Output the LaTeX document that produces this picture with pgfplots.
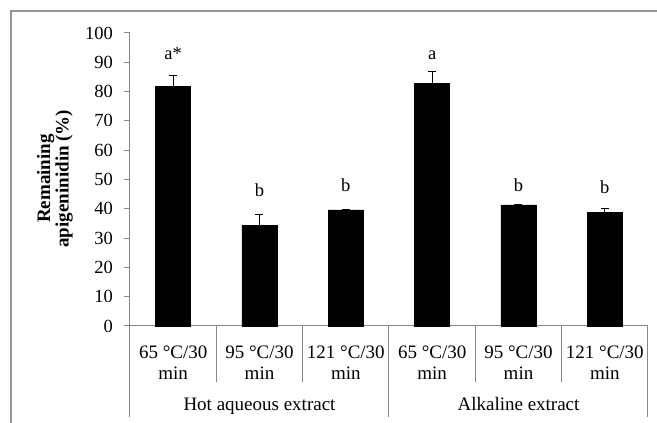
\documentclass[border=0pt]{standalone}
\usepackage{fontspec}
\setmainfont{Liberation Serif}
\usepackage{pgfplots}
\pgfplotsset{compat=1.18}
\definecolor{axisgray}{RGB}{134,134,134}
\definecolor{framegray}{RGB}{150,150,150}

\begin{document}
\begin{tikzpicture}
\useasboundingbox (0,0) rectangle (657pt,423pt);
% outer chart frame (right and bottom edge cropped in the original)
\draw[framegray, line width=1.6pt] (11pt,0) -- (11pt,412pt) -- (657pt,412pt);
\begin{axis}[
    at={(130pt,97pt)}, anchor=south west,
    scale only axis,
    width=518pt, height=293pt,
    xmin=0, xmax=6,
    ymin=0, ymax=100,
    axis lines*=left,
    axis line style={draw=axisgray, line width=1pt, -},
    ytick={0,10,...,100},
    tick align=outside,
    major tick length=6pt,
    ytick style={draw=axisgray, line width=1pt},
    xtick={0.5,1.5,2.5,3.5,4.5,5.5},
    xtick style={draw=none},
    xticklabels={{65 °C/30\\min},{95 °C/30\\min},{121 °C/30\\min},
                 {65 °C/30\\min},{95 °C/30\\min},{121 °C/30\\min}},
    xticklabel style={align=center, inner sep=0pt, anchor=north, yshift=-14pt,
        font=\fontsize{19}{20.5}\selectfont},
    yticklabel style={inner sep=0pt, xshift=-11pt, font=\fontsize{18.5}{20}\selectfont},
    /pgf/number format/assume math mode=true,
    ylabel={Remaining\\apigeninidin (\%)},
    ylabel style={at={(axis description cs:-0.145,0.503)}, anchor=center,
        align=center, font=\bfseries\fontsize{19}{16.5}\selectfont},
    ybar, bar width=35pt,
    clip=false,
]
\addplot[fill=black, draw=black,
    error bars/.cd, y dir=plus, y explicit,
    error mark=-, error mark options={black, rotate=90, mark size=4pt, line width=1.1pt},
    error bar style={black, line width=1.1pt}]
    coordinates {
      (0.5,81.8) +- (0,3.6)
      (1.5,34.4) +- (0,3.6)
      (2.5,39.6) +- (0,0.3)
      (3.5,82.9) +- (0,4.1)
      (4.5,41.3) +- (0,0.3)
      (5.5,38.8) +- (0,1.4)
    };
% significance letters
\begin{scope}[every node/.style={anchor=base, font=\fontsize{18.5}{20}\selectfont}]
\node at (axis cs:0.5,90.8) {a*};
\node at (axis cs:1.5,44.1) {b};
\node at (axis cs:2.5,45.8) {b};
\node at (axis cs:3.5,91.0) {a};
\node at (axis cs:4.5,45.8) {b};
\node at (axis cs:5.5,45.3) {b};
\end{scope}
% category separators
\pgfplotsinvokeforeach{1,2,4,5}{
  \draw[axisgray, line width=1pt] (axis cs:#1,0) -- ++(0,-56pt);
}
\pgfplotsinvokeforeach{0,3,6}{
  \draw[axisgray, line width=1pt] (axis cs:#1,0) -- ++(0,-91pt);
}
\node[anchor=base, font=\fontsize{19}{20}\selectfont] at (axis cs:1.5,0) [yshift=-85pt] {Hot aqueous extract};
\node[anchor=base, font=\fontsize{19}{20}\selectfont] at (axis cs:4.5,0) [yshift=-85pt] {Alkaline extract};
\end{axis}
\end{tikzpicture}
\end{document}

═══

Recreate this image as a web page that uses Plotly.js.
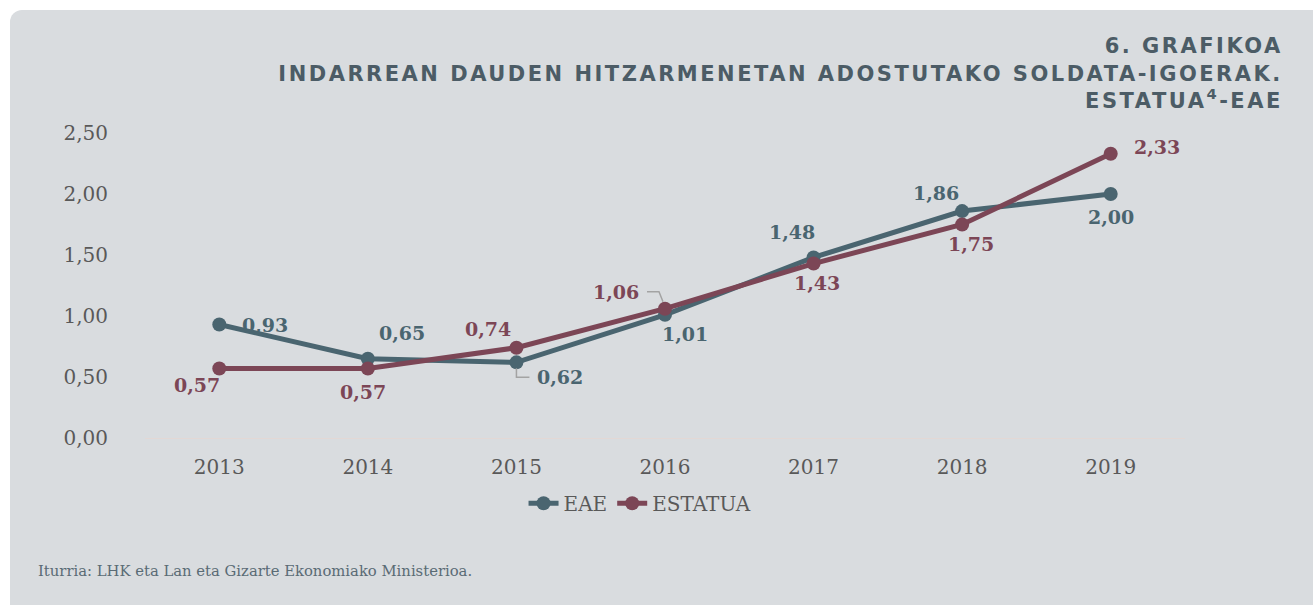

═══

* **TASK DIRECTIONS**
Say how many lines in the listing above include "this". Give nothing but the number.

* **WRITTEN RESPONSE**
2